Mad:My history
All my life there has been oddness dogging me, its manifestations have been various but fairly evenly spaced. Until the birth of my second daughter, the stitching together of my reality had been a simple enough task. The energy required to stay still and focus was caught up as part of work and life in general. I merely considered myself burnt out from time to time, certainly not in any way unwell. But I worked in an environment with addicts and dual diagnosis patients (those with mental health conditions and drug addictions, imagine the hijinks) so maybe I faded into the wallpaper alongside high end users.
However, a tipping point arrived with Lulu. Maybe it was adjusting to life as an older mother following may make overs and reinventions of myself. Perhaps harboured anxiety from my previous life, left to single parenthood by a man who gave not even a backward glance as he walked out to get the taxis that took him back to a batchelor life style he obviously could not give up. Either way, tremors and cracks started to show 4 months into Lulu's arrival.

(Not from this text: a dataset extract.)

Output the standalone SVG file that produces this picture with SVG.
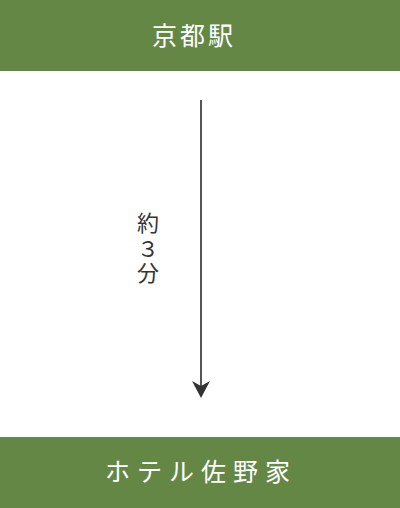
<svg xmlns="http://www.w3.org/2000/svg" width="400" height="508" viewBox="0 0 400 508">
<style>
.box{fill:#658745;}
.t{font-family:"Noto Sans CJK JP","Liberation Sans",sans-serif;fill:#ffffff;font-size:25px;text-anchor:middle;}
.l{font-family:"Noto Sans CJK JP","Liberation Sans",sans-serif;fill:#333333;font-size:22px;text-anchor:middle;}
</style>
<rect x="0" y="0" width="400" height="508" fill="#ffffff"/>
<g id="node-kyoto">
<rect class="box" x="0" y="0" width="400" height="71"/>
<text class="t" x="194" y="45" letter-spacing="3">京都駅</text>
</g>
<g id="node-hotel">
<rect class="box" x="0" y="437" width="400" height="71"/>
<text class="t" x="201" y="481" font-size="24" letter-spacing="7">ホテル佐野家</text>
</g>
<g id="connectors">
<line x1="201" y1="100" x2="201" y2="390" stroke="#555555" stroke-width="2"/>
<path d="M192,381 L201,386 L210,381 L201,398 Z" fill="#333333"/>
<text class="l" x="148" y="231">約</text>
<text class="l" x="148" y="257">３</text>
<text class="l" x="148" y="281">分</text>
</g>
</svg>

Post natal depression was the first station to arrive. Fairly reasonable I thought as I chugged the anti-depressants in the sure knowledge i would be saved. A year later the cutting had started. Which was a suprise to all, myself included. And with that change, the tone of the approach became darker. Longer pauses at the GP,s referrals, health visitors dropping in. Boxes being ticked. More medication, CBT sessions with a very nice woman who did not want to save me. Her initial reserve was helpful, somehow calming. I didn't do my usual party trick of trying to make her like me. During this time there were ups and downs, advances and retreats. Family counselling soon moved into the spot light. The admission that mental health does not happen in a vacum it has an impact on all around. My first impression of the counsellor was not great. Only a nod at empathy and not very good with silence, a few nasty tricks for effect and that was your lot.
A year on, a suicide attempt. Not very clever I know, exasperation and not seeing the point of my continued existence came to head. Half way through I realised the sheer stupidity of what I was doing, the hurt I was going to inflict on everyone through my own thoughtlessness. The brink was briefly mounted but happily rejected in favour of erm....other means. More drugs.
I think the most enlightening aspect of being a user of mental health services, is the patchy quality of the staff. From the dangerous to life savers. But, as I need to remind myself, this is a manifestation of a system that has broken. I don't think anyone cares enough anymore to fix the glaring problems, burdened as they are with goals and restructuring, efficency targets and so on. So, frontline staff are demoralised, but the work loads doesn't change, the funding is under constant threat and if anything goes terribly wrong guess who has to answer the questions.
I am now into my fourth year of being a part of the system. My diagnosis is a mood disorder. Fine, whatever you want to call it. Keep taking the meds. There is more to this than the above, but I have made a start. I hope you all read it and ponder it. I hope if this is any part of your life, you are not alone.